バレエは芸術であると同時に、経済活動でもあります。特にバレエで生計を立てようとするなら、それは紛れもなく経済活動です。
しかし多くの指導者は社会の仕組みについて学ぶ機会を持たず、経験や感覚に頼ってきました。
その理由は明白です。
私たちはバレエの上達に膨大な時間を注いできましたが、「どう生きていくか」を体系的に学ぶ機会はほとんどありませんでした。留学やバレエ団への入団といった目標は掲げても、その先の経済的な自立については「夢が叶ってから考えるもの」と後回しにしてきたのです。
しかし現実には、その「後回しにしてきた問題」と、いつ・何歳で向き合うかが大きな課題となります。遅れて向き合えば向き合うほど、すでに一般社会で経験を積んでいる周囲との差を強く感じ、焦りや苦しさにつながることがあるのです。
データによると、この10年でバレエ人口は3分の1に減少しました。少子高齢化をはじめとする社会的変化は、スタジオを運営されている方は気づかれていると思いますが、すでに直接的にバレエの現場にも影響を与えています。目先の5年、10年の間にも大きな変化が訪れることは明らかであり、従来のように「なんとなくバレエの先生になる」だけでは、成り立たない未来がやってくるでしょう。
目の前の人気や収入だけを見るのではなく、「40年後も安心して生きていける基盤」をどう築いていくか。その視点を持つことが、これからの時代を生きる上で欠かせません。
若い世代へのメッセージ
特に若い方に伝えたいのは、「この先どんな自分でありたいのか」ということです。
スマホの画面に映るのは、華やかに活躍する人たちの姿です。実際にはごく限られた一部であるにもかかわらず、あたかも誰もが目指すべき姿のように見えてしまいます。けれど現実には、それは海外のバレエ団でトップとして活躍するような、極めて狭き門を突破した人たちです。
少し冷静に考えてみましょう。
30年、40年前に人気を集めた人が、今もなお同じように注目され続けているでしょうか。わずか10年前でさえ、当時は話題だったものの、その後ほとんど耳にしなくなった人も少なくありません。人気や注目は移ろいやすく、それを永続的に保つことは困難なのです。
一方で、人に知られていなくても、自分の人生を豊かに積み重ね、充実して生きている方もいます。年齢を重ねても変わらず満ち足りた日々を送るためには、外からの評価ではなく、自分の軸で日々の時間や仕事をどう積み重ねるかが大切です。

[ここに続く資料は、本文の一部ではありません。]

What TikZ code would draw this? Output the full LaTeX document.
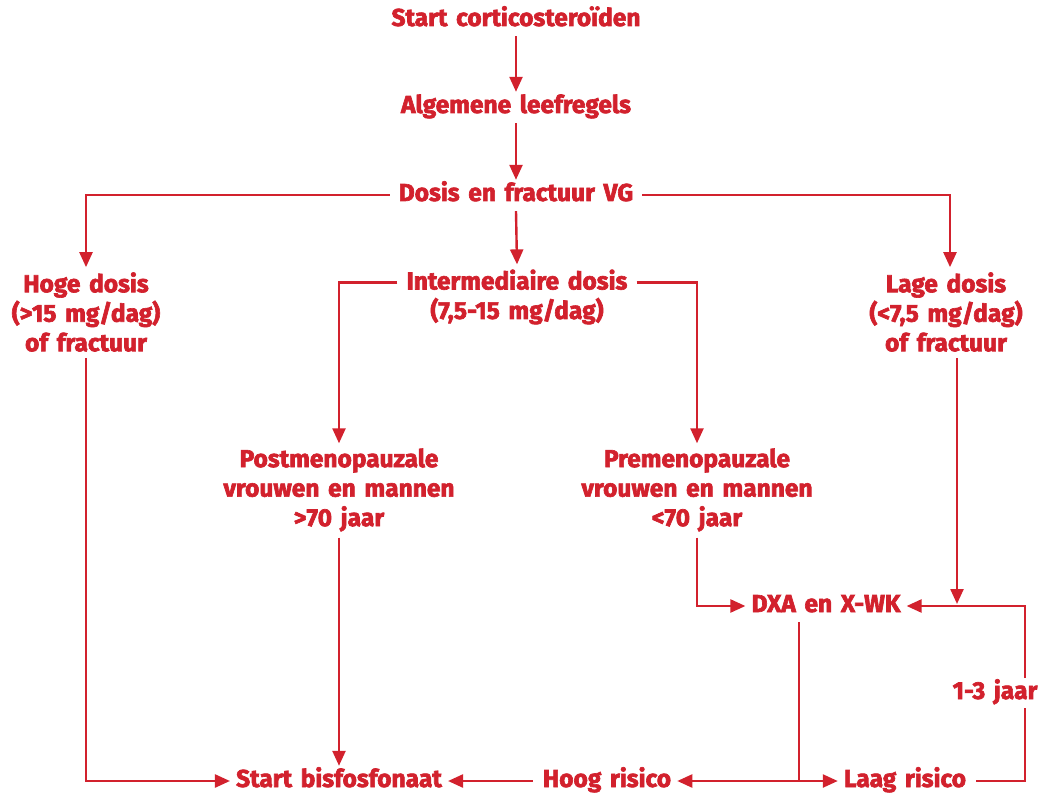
\documentclass[tikz,border=0pt]{standalone}
\usepackage{fontspec}
\setmainfont{Fira Sans}[BoldFeatures={FakeBold=2.6}, WordSpace=1.5]
\usetikzlibrary{arrows.meta,calc}
\definecolor{fred}{RGB}{210,33,45}
\begin{document}
\begin{tikzpicture}[x=1pt,y=-1pt,
  lbl/.style={text=fred, align=center, inner sep=0pt, font=\fontsize{24.5}{29.5}\selectfont\bfseries},
  one/.style={lbl, text height=17pt, text depth=5pt},
  conn/.style={draw=fred, line width=2.4pt},
  arr/.style={conn, -{Triangle[length=15pt,width=13pt]}}]
\useasboundingbox (0,0) rectangle (1047,794);
\node[one] (start) at (516,20) {Start corticosteroïden};
\node[one] (alg) at (516,107) {Algemene leefregels};
\node[one] (dosis) at (516,195) {Dosis en fractuur VG};
\node[lbl] (hoge) at (86,312) {Hoge dosis\\(>15 mg/dag)\\of fractuur};
\node[lbl] (inter) at (517,297) {Intermediaire dosis\\(7,5-15 mg/dag)};
\node[lbl] (lage) at (946,312) {Lage dosis\\(<7,5 mg/dag)\\of fractuur};
\node[lbl] (post) at (339,490) {Postmenopauzale\\vrouwen en mannen\\>70 jaar};
\node[lbl] (pre) at (697,490) {Premenopauzale\\vrouwen en mannen\\<70 jaar};
\node[one] (dxa) at (826,606) {DXA en X-WK};
\node[one] (jaar) at (995,693) {1-3 jaar};
\node[one] (bis) at (339,781) {Start bisfosfonaat};
\node[one] (hoog) at (607,781) {Hoog risico};
\node[one] (laag) at (905,781) {Laag risico};
\coordinate (jaarT) at (1025,678);
\coordinate (jaarB) at (1025,708);
\coordinate (split) at (799,781);
\coordinate (lageX) at (957,606);
% connectors
\draw[arr] ([yshift=-5pt]start.south) -- ([yshift=4pt]alg.north);
\draw[arr] ([yshift=-5pt]alg.south) -- ([yshift=4pt]dosis.north);
\draw[arr] ([xshift=-9pt]dosis.west) -| ([yshift=5pt]hoge.north);
\draw[arr] ([xshift=9pt]dosis.east) -| ([xshift=4pt,yshift=5pt]lage.north);
\draw[arr] ([yshift=-5pt]dosis.south) -- ([yshift=5pt]inter.north);
\draw[arr] ([xshift=-9pt,yshift=-13pt]inter.north west) -| ([yshift=5pt]post.north);
\draw[arr] ([xshift=9pt,yshift=-13pt]inter.north east) -| ([yshift=5pt]pre.north);
\draw[arr] ([yshift=-6pt]hoge.south) |- ([xshift=-6pt]bis.west);
\draw[arr] ([yshift=-6pt]post.south) -- ([yshift=4pt]post.south |- bis.north);
\draw[arr] ([yshift=-6pt]pre.south) |- ([xshift=-6pt]dxa.west);
\draw[arr] (lageX |- lage.south) ++(0,6) -- ([yshift=2pt]lageX);
\draw[conn] ([xshift=10pt]laag.east) -| (jaarB);
\draw[arr] (jaarT) |- ([xshift=6pt]dxa.east);
\draw[conn] (split |- dxa.south) ++(0,5) -- (split);
\draw[arr] (split) -- ([xshift=6pt]hoog.east);
\draw[arr] (split) -- ([xshift=-6pt]laag.west);
\draw[arr] ([xshift=-10pt]hoog.west) -- ([xshift=6pt]bis.east);
\end{tikzpicture}
\end{document}
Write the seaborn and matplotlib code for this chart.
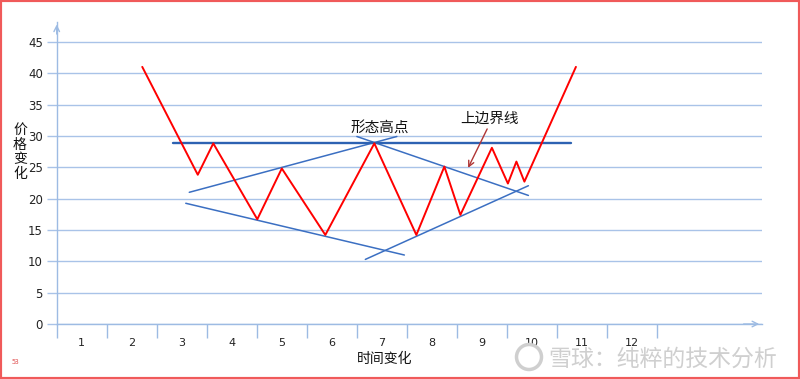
import matplotlib
matplotlib.use("Agg")
import matplotlib.pyplot as plt
import seaborn as sns
from matplotlib.patches import Rectangle, Ellipse

# price path (red zigzag)
price_x = [2.21, 3.32, 3.63, 4.51, 5.0, 5.87, 6.85, 7.69, 8.25, 8.57, 9.2, 9.52, 9.69, 9.85, 10.88]
price_y = [41.0, 23.8, 28.8, 16.7, 24.8, 14.2, 28.8, 14.2, 25.1, 17.4, 28.1, 22.4, 25.9, 22.7, 41.0]

# upper boundary (horizontal)
bound_x = [2.83, 10.78]
bound_y = [28.9, 28.9]

# trend lines
upper_rise_x = [3.15, 7.3]
upper_rise_y = [21.0, 29.9]
upper_fall_x = [6.5, 9.93]
upper_fall_y = [29.9, 20.5]
lower_fall_x = [3.08, 7.45]
lower_fall_y = [19.25, 11.0]
lower_rise_x = [6.67, 9.93]
lower_rise_y = [10.3, 22.05]

x_ticks = list(range(1, 13))
x_bounds = [i + 0.5 for i in range(0, 13)]
y_ticks = list(range(0, 50, 5))

sns.set_style("white")
plt.rcParams['font.family'] = ['Noto Sans CJK SC', 'DejaVu Sans']

axis_col = '#9dbbe3'
grid_col = '#a9c3e8'
trend_col = '#3b6fc2'

fig = plt.figure(figsize=(8, 3.79), dpi=100)
ax = fig.add_axes([0.0709, 0.1451, 0.8816, 0.7976])

sns.lineplot(x=upper_rise_x, y=upper_rise_y, ax=ax, color=trend_col, lw=1.1, sort=False, estimator=None)
sns.lineplot(x=upper_fall_x, y=upper_fall_y, ax=ax, color=trend_col, lw=1.1, sort=False, estimator=None)
sns.lineplot(x=lower_fall_x, y=lower_fall_y, ax=ax, color=trend_col, lw=1.1, sort=False, estimator=None)
sns.lineplot(x=lower_rise_x, y=lower_rise_y, ax=ax, color=trend_col, lw=1.1, sort=False, estimator=None)
sns.lineplot(x=bound_x, y=bound_y, ax=ax, color='#2d62b2', lw=1.7, sort=False, estimator=None)
sns.lineplot(x=price_x, y=price_y, ax=ax, color='#ff0000', lw=1.4, sort=False, estimator=None)

ax.set_xlim(0.5, 14.6)
ax.set_ylim(0, 48.2)
ax.set_yticks(y_ticks)
ax.set_xticks(x_ticks)
ax.set_xticks(x_bounds, minor=True)
ax.set_xticklabels([str(t) for t in x_ticks], family='DejaVu Sans', fontsize=8)
ax.set_yticklabels([str(t) for t in y_ticks], family='DejaVu Sans', fontsize=8.5)
ax.tick_params(axis='x', which='major', bottom=True, length=0, pad=10, colors='#222222')
ax.tick_params(axis='x', which='minor', bottom=True, length=10, width=1, color=axis_col, direction='out')
ax.tick_params(axis='y', left=True, length=7, width=1, color=grid_col, pad=3, labelcolor='#222222',
               direction='out')
ax.yaxis.grid(True, color=grid_col, lw=1)
ax.xaxis.grid(False)
ax.set_axisbelow(True)
for s in ['top', 'right']:
    ax.spines[s].set_visible(False)
for s in ['left', 'bottom']:
    ax.spines[s].set_color(axis_col)
    ax.spines[s].set_linewidth(1)
ax.set_xlabel('')
ax.set_ylabel('')

# axis arrows
ax.annotate('', xy=(1.0, 0), xytext=(0.97, 0), xycoords='axes fraction',
            arrowprops=dict(arrowstyle='->', color=axis_col, lw=1), annotation_clip=False)
ax.annotate('', xy=(0, 1.0), xytext=(0, 0.95), xycoords='axes fraction',
            arrowprops=dict(arrowstyle='->', color=axis_col, lw=1), annotation_clip=False)

# annotations
ax.text(6.37, 31.3, '形态高点', fontsize=10.5, va='center', ha='left', color='#111111')
ax.text(8.57, 32.7, '上边界线', fontsize=10.5, va='center', ha='left', color='#111111')
ax.annotate('', xy=(8.70, 24.5), xytext=(9.13, 31.5),
            arrowprops=dict(arrowstyle='->', color='#b03535', lw=1))

# axis titles
fig.text(20 / 800, 1 - 152 / 379, '价\n格\n变\n化', fontsize=10, ha='center', va='center',
         linespacing=1.05, color='#111111')
fig.text(385 / 800, 1 - 359 / 379, '时间变化', fontsize=10, ha='center', va='center', color='#111111')

# watermark
fig.text(0.971, 1 - 359 / 379, '雪球：纯粹的技术分析', fontsize=16.5, ha='right', va='center',
         color='#cfcfcf')
fig.patches.append(Ellipse((529 / 800, 1 - 357 / 379), 25 / 800, 25 / 379, transform=fig.transFigure,
                           fill=False, edgecolor='#cfcfcf', lw=2.5))
fig.text(12 / 800, 1 - 362 / 379, '53', fontsize=5, color='#e05050', ha='left', va='center')

# red frame
fig.patches.append(Rectangle((0, 0), 1, 1, transform=fig.transFigure, fill=False,
                             edgecolor='#f05a5a', lw=3))

fig.savefig('out.png', dpi=100)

SNSやYouTubeの普及により、人気や注目が数字で可視化されやすくなりました。しかしそれはあまりに移ろいやすく、永続の保証はありません。だからこそ、目の前の成果に一喜一憂するだけでなく、人生の基盤となる学びや経験を積み重ねていくことが求められます。
「この瞬間にすべてを賭ける」という考え方は確かに力強いものです。けれども、その思考に偏ると長期的な視点を持つことが難しくなります。価値観をゆっくりと切り替えながら、長い人生を見据える姿勢を育てていくことが大切です。
ライフ&ワークという学びの場
SDAの「ライフ&ワーク」講義は、そうした未来を見据える力を育てる場です。バレエを中心に生きてきた方が、「これから自分はどう生きていきたいのか」を考えるきっかけを持つことができます。答えは一人ひとり違っていて構いません。大切なのは、未来を他人任せにせず、自分で選び取る準備を始めることです。
経済的な自立とは、単にお金を稼ぐことではなく、長い人生を安心して歩むための土台を整えること。その基盤を築くために、学び続け、少しずつ積み重ねていくことこそが、あなたを支え続ける力になります。
バレエで生きるは一見難しいものであると思いますが、人それぞれ、その正解はあると思います。
私たちもバレエを通じて生きる者として、みなさんのお役に立てたらと願っています。